__Exercise goal__
Your task is to extract every line from the material below exactly.

┌────────

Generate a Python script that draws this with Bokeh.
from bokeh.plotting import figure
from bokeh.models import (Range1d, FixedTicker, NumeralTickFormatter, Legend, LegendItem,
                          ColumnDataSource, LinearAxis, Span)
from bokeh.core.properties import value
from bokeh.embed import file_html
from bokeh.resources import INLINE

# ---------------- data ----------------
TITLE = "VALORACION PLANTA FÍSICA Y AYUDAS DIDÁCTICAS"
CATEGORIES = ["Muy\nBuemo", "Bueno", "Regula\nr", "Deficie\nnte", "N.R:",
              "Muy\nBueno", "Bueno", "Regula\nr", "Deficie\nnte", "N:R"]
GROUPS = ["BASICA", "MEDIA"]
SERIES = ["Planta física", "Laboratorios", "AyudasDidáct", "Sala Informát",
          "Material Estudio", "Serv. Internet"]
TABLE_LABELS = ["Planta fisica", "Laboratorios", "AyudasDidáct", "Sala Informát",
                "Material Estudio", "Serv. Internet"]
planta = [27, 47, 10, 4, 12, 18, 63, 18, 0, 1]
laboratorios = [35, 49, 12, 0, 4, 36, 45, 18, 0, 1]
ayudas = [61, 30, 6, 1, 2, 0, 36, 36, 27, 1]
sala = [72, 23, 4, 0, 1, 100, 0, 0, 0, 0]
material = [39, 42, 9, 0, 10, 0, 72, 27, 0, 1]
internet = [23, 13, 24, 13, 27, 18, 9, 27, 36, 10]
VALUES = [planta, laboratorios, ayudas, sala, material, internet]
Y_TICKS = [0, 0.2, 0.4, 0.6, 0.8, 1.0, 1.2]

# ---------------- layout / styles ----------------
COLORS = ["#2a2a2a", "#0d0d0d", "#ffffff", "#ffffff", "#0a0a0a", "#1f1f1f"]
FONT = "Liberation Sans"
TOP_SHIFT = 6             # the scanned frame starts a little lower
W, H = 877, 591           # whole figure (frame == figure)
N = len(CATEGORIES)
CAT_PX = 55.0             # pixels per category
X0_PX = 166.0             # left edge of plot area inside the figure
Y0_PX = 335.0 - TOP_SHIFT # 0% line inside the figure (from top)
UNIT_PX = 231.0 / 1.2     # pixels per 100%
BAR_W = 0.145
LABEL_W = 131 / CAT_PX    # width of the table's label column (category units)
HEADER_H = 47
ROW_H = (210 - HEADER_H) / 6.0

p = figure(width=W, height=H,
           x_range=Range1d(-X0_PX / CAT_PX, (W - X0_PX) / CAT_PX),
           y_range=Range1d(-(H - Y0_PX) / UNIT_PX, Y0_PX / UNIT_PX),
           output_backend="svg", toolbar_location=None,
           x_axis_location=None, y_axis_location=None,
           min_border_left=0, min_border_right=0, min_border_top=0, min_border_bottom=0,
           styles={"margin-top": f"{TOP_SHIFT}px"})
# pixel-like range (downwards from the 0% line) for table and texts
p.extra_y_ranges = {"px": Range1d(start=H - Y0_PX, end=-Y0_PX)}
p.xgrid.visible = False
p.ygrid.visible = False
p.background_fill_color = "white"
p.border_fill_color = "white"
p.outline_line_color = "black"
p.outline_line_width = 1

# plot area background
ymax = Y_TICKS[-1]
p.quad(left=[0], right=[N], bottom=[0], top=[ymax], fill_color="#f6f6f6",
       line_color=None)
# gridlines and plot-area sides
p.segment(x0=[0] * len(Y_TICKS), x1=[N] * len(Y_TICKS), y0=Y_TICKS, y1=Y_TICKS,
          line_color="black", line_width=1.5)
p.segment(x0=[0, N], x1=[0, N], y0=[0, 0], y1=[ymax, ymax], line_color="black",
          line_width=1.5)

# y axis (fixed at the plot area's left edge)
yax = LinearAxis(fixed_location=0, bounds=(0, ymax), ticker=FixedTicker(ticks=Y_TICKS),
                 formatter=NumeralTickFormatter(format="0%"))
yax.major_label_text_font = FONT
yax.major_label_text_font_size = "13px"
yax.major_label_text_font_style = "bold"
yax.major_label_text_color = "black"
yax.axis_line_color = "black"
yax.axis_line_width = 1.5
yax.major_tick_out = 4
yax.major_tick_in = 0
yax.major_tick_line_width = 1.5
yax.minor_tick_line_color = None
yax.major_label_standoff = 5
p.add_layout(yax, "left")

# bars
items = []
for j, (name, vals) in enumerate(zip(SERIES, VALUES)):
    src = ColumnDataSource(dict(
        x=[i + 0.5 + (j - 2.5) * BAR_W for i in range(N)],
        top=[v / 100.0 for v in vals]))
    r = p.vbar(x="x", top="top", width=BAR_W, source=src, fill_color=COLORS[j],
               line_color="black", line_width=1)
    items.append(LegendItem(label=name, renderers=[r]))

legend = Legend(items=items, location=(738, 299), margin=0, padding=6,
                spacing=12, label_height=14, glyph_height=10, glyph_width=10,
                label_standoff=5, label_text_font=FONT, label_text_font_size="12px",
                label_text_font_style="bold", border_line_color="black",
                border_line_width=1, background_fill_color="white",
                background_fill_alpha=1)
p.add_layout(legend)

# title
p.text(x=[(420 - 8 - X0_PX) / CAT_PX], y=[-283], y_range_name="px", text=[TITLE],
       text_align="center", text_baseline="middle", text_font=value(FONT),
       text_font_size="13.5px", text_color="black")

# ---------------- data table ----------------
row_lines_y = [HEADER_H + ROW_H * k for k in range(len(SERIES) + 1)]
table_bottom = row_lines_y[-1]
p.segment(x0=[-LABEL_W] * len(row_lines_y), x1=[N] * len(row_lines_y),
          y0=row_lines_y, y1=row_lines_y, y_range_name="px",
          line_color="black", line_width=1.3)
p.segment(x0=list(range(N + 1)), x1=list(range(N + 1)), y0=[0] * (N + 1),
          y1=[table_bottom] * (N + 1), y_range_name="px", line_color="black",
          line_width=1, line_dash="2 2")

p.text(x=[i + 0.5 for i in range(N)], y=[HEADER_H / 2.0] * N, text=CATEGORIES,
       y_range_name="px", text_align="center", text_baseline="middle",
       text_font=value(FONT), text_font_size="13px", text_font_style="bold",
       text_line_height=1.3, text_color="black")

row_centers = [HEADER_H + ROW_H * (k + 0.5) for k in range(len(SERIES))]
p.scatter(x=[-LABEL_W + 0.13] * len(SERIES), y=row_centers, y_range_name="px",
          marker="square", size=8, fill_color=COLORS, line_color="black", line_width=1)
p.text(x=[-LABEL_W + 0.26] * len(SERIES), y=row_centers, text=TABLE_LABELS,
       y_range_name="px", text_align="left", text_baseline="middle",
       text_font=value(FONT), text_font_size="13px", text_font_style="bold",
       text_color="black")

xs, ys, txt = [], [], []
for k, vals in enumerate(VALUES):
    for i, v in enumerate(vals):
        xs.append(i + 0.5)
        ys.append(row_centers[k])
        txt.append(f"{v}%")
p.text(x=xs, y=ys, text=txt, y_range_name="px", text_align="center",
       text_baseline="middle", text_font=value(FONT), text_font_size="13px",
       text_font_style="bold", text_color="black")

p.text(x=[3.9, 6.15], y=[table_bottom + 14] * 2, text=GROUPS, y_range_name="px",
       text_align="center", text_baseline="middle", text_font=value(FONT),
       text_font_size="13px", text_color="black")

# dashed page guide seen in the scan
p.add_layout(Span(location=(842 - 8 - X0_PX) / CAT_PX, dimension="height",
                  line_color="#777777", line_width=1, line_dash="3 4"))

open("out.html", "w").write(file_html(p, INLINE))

└────────

__Solution for this exercise__
Generate a Python script that draws this with Bokeh.
from bokeh.plotting import figure
from bokeh.models import (Range1d, FixedTicker, NumeralTickFormatter, Legend, LegendItem,
                          ColumnDataSource, LinearAxis, Span)
from bokeh.core.properties import value
from bokeh.embed import file_html
from bokeh.resources import INLINE

# ---------------- data ----------------
TITLE = "VALORACION PLANTA FÍSICA Y AYUDAS DIDÁCTICAS"
CATEGORIES = ["Muy\nBuemo", "Bueno", "Regula\nr", "Deficie\nnte", "N.R:",
              "Muy\nBueno", "Bueno", "Regula\nr", "Deficie\nnte", "N:R"]
GROUPS = ["BASICA", "MEDIA"]
SERIES = ["Planta física", "Laboratorios", "AyudasDidáct", "Sala Informát",
          "Material Estudio", "Serv. Internet"]
TABLE_LABELS = ["Planta fisica", "Laboratorios", "AyudasDidáct", "Sala Informát",
                "Material Estudio", "Serv. Internet"]
planta = [27, 47, 10, 4, 12, 18, 63, 18, 0, 1]
laboratorios = [35, 49, 12, 0, 4, 36, 45, 18, 0, 1]
ayudas = [61, 30, 6, 1, 2, 0, 36, 36, 27, 1]
sala = [72, 23, 4, 0, 1, 100, 0, 0, 0, 0]
material = [39, 42, 9, 0, 10, 0, 72, 27, 0, 1]
internet = [23, 13, 24, 13, 27, 18, 9, 27, 36, 10]
VALUES = [planta, laboratorios, ayudas, sala, material, internet]
Y_TICKS = [0, 0.2, 0.4, 0.6, 0.8, 1.0, 1.2]

# ---------------- layout / styles ----------------
COLORS = ["#2a2a2a", "#0d0d0d", "#ffffff", "#ffffff", "#0a0a0a", "#1f1f1f"]
FONT = "Liberation Sans"
TOP_SHIFT = 6             # the scanned frame starts a little lower
W, H = 877, 591           # whole figure (frame == figure)
N = len(CATEGORIES)
CAT_PX = 55.0             # pixels per category
X0_PX = 166.0             # left edge of plot area inside the figure
Y0_PX = 335.0 - TOP_SHIFT # 0% line inside the figure (from top)
UNIT_PX = 231.0 / 1.2     # pixels per 100%
BAR_W = 0.145
LABEL_W = 131 / CAT_PX    # width of the table's label column (category units)
HEADER_H = 47
ROW_H = (210 - HEADER_H) / 6.0

p = figure(width=W, height=H,
           x_range=Range1d(-X0_PX / CAT_PX, (W - X0_PX) / CAT_PX),
           y_range=Range1d(-(H - Y0_PX) / UNIT_PX, Y0_PX / UNIT_PX),
           output_backend="svg", toolbar_location=None,
           x_axis_location=None, y_axis_location=None,
           min_border_left=0, min_border_right=0, min_border_top=0, min_border_bottom=0,
           styles={"margin-top": f"{TOP_SHIFT}px"})
# pixel-like range (downwards from the 0% line) for table and texts
p.extra_y_ranges = {"px": Range1d(start=H - Y0_PX, end=-Y0_PX)}
p.xgrid.visible = False
p.ygrid.visible = False
p.background_fill_color = "white"
p.border_fill_color = "white"
p.outline_line_color = "black"
p.outline_line_width = 1

# plot area background
ymax = Y_TICKS[-1]
p.quad(left=[0], right=[N], bottom=[0], top=[ymax], fill_color="#f6f6f6",
       line_color=None)
# gridlines and plot-area sides
p.segment(x0=[0] * len(Y_TICKS), x1=[N] * len(Y_TICKS), y0=Y_TICKS, y1=Y_TICKS,
          line_color="black", line_width=1.5)
p.segment(x0=[0, N], x1=[0, N], y0=[0, 0], y1=[ymax, ymax], line_color="black",
          line_width=1.5)

# y axis (fixed at the plot area's left edge)
yax = LinearAxis(fixed_location=0, bounds=(0, ymax), ticker=FixedTicker(ticks=Y_TICKS),
                 formatter=NumeralTickFormatter(format="0%"))
yax.major_label_text_font = FONT
yax.major_label_text_font_size = "13px"
yax.major_label_text_font_style = "bold"
yax.major_label_text_color = "black"
yax.axis_line_color = "black"
yax.axis_line_width = 1.5
yax.major_tick_out = 4
yax.major_tick_in = 0
yax.major_tick_line_width = 1.5
yax.minor_tick_line_color = None
yax.major_label_standoff = 5
p.add_layout(yax, "left")

# bars
items = []
for j, (name, vals) in enumerate(zip(SERIES, VALUES)):
    src = ColumnDataSource(dict(
        x=[i + 0.5 + (j - 2.5) * BAR_W for i in range(N)],
        top=[v / 100.0 for v in vals]))
    r = p.vbar(x="x", top="top", width=BAR_W, source=src, fill_color=COLORS[j],
               line_color="black", line_width=1)
    items.append(LegendItem(label=name, renderers=[r]))

legend = Legend(items=items, location=(738, 299), margin=0, padding=6,
                spacing=12, label_height=14, glyph_height=10, glyph_width=10,
                label_standoff=5, label_text_font=FONT, label_text_font_size="12px",
                label_text_font_style="bold", border_line_color="black",
                border_line_width=1, background_fill_color="white",
                background_fill_alpha=1)
p.add_layout(legend)

# title
p.text(x=[(420 - 8 - X0_PX) / CAT_PX], y=[-283], y_range_name="px", text=[TITLE],
       text_align="center", text_baseline="middle", text_font=value(FONT),
       text_font_size="13.5px", text_color="black")

# ---------------- data table ----------------
row_lines_y = [HEADER_H + ROW_H * k for k in range(len(SERIES) + 1)]
table_bottom = row_lines_y[-1]
p.segment(x0=[-LABEL_W] * len(row_lines_y), x1=[N] * len(row_lines_y),
          y0=row_lines_y, y1=row_lines_y, y_range_name="px",
          line_color="black", line_width=1.3)
p.segment(x0=list(range(N + 1)), x1=list(range(N + 1)), y0=[0] * (N + 1),
          y1=[table_bottom] * (N + 1), y_range_name="px", line_color="black",
          line_width=1, line_dash="2 2")

p.text(x=[i + 0.5 for i in range(N)], y=[HEADER_H / 2.0] * N, text=CATEGORIES,
       y_range_name="px", text_align="center", text_baseline="middle",
       text_font=value(FONT), text_font_size="13px", text_font_style="bold",
       text_line_height=1.3, text_color="black")

row_centers = [HEADER_H + ROW_H * (k + 0.5) for k in range(len(SERIES))]
p.scatter(x=[-LABEL_W + 0.13] * len(SERIES), y=row_centers, y_range_name="px",
          marker="square", size=8, fill_color=COLORS, line_color="black", line_width=1)
p.text(x=[-LABEL_W + 0.26] * len(SERIES), y=row_centers, text=TABLE_LABELS,
       y_range_name="px", text_align="left", text_baseline="middle",
       text_font=value(FONT), text_font_size="13px", text_font_style="bold",
       text_color="black")

xs, ys, txt = [], [], []
for k, vals in enumerate(VALUES):
    for i, v in enumerate(vals):
        xs.append(i + 0.5)
        ys.append(row_centers[k])
        txt.append(f"{v}%")
p.text(x=xs, y=ys, text=txt, y_range_name="px", text_align="center",
       text_baseline="middle", text_font=value(FONT), text_font_size="13px",
       text_font_style="bold", text_color="black")

p.text(x=[3.9, 6.15], y=[table_bottom + 14] * 2, text=GROUPS, y_range_name="px",
       text_align="center", text_baseline="middle", text_font=value(FONT),
       text_font_size="13px", text_color="black")

# dashed page guide seen in the scan
p.add_layout(Span(location=(842 - 8 - X0_PX) / CAT_PX, dimension="height",
                  line_color="#777777", line_width=1, line_dash="3 4"))

open("out.html", "w").write(file_html(p, INLINE))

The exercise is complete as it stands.